◆ Material provided
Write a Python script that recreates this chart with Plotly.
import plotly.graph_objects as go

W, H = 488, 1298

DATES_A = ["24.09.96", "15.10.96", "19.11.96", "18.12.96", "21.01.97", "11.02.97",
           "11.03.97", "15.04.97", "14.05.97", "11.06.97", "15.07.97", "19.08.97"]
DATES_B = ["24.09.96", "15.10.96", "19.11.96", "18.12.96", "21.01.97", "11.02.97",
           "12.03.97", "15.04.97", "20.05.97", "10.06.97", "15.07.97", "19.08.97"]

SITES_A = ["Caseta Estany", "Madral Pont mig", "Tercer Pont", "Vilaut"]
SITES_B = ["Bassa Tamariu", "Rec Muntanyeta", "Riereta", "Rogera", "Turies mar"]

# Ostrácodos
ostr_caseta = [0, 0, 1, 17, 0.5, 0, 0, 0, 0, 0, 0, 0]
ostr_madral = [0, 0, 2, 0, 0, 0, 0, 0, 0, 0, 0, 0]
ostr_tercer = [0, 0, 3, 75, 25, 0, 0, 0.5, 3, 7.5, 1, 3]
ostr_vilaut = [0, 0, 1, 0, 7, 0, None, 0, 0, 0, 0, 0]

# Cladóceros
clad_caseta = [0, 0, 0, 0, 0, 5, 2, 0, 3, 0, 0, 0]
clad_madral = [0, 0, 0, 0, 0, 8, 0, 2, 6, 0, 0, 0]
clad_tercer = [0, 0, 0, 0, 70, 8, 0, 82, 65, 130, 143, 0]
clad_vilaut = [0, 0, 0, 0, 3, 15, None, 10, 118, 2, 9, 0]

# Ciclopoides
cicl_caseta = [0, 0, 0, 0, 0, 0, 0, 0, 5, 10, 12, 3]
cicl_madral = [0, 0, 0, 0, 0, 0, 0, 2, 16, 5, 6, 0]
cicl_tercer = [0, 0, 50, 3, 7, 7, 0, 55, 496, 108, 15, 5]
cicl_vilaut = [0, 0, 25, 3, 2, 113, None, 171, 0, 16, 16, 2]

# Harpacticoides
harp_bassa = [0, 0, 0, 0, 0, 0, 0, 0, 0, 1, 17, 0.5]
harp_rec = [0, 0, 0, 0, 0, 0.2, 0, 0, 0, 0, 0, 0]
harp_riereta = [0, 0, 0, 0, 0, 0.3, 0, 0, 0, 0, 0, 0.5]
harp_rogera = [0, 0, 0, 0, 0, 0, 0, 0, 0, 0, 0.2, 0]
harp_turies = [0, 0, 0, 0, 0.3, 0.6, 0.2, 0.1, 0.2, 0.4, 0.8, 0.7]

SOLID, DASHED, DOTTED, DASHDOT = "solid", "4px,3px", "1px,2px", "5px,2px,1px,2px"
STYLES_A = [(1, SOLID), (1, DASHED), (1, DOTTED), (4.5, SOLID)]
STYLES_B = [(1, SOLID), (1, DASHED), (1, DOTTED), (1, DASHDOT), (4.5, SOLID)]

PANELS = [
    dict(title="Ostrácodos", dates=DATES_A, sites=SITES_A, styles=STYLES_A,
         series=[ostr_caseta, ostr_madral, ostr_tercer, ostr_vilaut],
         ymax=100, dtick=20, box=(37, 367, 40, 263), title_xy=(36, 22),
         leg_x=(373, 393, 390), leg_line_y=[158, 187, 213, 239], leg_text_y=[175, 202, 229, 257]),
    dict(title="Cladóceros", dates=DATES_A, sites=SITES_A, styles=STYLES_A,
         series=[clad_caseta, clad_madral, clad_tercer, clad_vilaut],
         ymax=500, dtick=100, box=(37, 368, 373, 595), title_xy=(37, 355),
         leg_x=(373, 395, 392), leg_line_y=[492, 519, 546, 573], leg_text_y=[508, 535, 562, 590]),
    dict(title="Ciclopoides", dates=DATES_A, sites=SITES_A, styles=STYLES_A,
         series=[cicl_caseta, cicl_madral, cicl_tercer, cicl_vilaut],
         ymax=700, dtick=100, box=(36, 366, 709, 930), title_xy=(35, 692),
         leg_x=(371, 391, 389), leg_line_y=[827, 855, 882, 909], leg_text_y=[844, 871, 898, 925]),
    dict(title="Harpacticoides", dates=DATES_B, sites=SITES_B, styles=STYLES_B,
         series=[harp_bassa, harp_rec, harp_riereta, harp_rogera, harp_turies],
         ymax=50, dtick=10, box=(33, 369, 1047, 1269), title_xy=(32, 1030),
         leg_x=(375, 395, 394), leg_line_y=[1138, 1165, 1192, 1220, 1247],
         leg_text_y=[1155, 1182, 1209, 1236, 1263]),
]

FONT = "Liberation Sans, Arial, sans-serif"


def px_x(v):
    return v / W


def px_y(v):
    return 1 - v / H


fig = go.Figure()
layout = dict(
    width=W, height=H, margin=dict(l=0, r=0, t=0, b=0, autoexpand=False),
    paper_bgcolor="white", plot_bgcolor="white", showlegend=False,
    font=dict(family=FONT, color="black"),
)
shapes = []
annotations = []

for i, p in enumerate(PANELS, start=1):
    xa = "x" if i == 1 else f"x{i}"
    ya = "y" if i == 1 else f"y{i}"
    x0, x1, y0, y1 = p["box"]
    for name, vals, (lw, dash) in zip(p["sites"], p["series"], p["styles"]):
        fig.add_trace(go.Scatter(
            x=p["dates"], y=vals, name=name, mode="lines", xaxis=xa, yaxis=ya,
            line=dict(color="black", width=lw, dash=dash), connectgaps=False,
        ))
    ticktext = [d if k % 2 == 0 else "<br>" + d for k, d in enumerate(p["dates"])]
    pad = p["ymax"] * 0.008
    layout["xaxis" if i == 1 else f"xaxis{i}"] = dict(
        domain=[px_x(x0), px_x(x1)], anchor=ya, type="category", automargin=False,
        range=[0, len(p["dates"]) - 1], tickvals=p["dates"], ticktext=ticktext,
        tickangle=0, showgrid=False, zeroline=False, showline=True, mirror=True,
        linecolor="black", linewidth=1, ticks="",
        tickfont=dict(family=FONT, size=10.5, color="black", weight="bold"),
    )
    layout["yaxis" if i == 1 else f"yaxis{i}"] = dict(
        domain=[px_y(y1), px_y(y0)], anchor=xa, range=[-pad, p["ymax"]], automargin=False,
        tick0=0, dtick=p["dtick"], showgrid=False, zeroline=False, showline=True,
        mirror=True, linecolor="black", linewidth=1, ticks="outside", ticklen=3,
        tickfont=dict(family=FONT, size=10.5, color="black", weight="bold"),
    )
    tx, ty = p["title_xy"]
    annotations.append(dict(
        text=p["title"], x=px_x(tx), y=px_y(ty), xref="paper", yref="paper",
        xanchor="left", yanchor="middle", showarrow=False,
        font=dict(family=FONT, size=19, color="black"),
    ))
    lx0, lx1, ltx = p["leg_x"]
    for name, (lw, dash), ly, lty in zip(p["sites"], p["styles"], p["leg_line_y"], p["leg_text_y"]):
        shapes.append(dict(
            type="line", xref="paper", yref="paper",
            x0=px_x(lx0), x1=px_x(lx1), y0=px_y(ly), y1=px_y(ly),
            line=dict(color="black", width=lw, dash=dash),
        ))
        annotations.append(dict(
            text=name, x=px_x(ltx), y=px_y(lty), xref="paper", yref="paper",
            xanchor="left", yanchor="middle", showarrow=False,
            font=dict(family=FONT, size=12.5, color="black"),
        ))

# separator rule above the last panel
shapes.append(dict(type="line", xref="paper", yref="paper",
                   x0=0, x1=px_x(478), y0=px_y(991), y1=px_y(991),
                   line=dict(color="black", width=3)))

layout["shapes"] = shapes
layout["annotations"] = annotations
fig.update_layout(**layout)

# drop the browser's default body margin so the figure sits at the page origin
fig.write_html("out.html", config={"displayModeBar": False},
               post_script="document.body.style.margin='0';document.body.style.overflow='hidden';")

◆ Task to complete
Exactly as written, please reproduce the lines from the first line of the data to the line containing "118, 2, 9, 0]", inclusive, and nothing else.

◆ Completed task
Write a Python script that recreates this chart with Plotly.
import plotly.graph_objects as go

W, H = 488, 1298

DATES_A = ["24.09.96", "15.10.96", "19.11.96", "18.12.96", "21.01.97", "11.02.97",
           "11.03.97", "15.04.97", "14.05.97", "11.06.97", "15.07.97", "19.08.97"]
DATES_B = ["24.09.96", "15.10.96", "19.11.96", "18.12.96", "21.01.97", "11.02.97",
           "12.03.97", "15.04.97", "20.05.97", "10.06.97", "15.07.97", "19.08.97"]

SITES_A = ["Caseta Estany", "Madral Pont mig", "Tercer Pont", "Vilaut"]
SITES_B = ["Bassa Tamariu", "Rec Muntanyeta", "Riereta", "Rogera", "Turies mar"]

# Ostrácodos
ostr_caseta = [0, 0, 1, 17, 0.5, 0, 0, 0, 0, 0, 0, 0]
ostr_madral = [0, 0, 2, 0, 0, 0, 0, 0, 0, 0, 0, 0]
ostr_tercer = [0, 0, 3, 75, 25, 0, 0, 0.5, 3, 7.5, 1, 3]
ostr_vilaut = [0, 0, 1, 0, 7, 0, None, 0, 0, 0, 0, 0]

# Cladóceros
clad_caseta = [0, 0, 0, 0, 0, 5, 2, 0, 3, 0, 0, 0]
clad_madral = [0, 0, 0, 0, 0, 8, 0, 2, 6, 0, 0, 0]
clad_tercer = [0, 0, 0, 0, 70, 8, 0, 82, 65, 130, 143, 0]
clad_vilaut = [0, 0, 0, 0, 3, 15, None, 10, 118, 2, 9, 0]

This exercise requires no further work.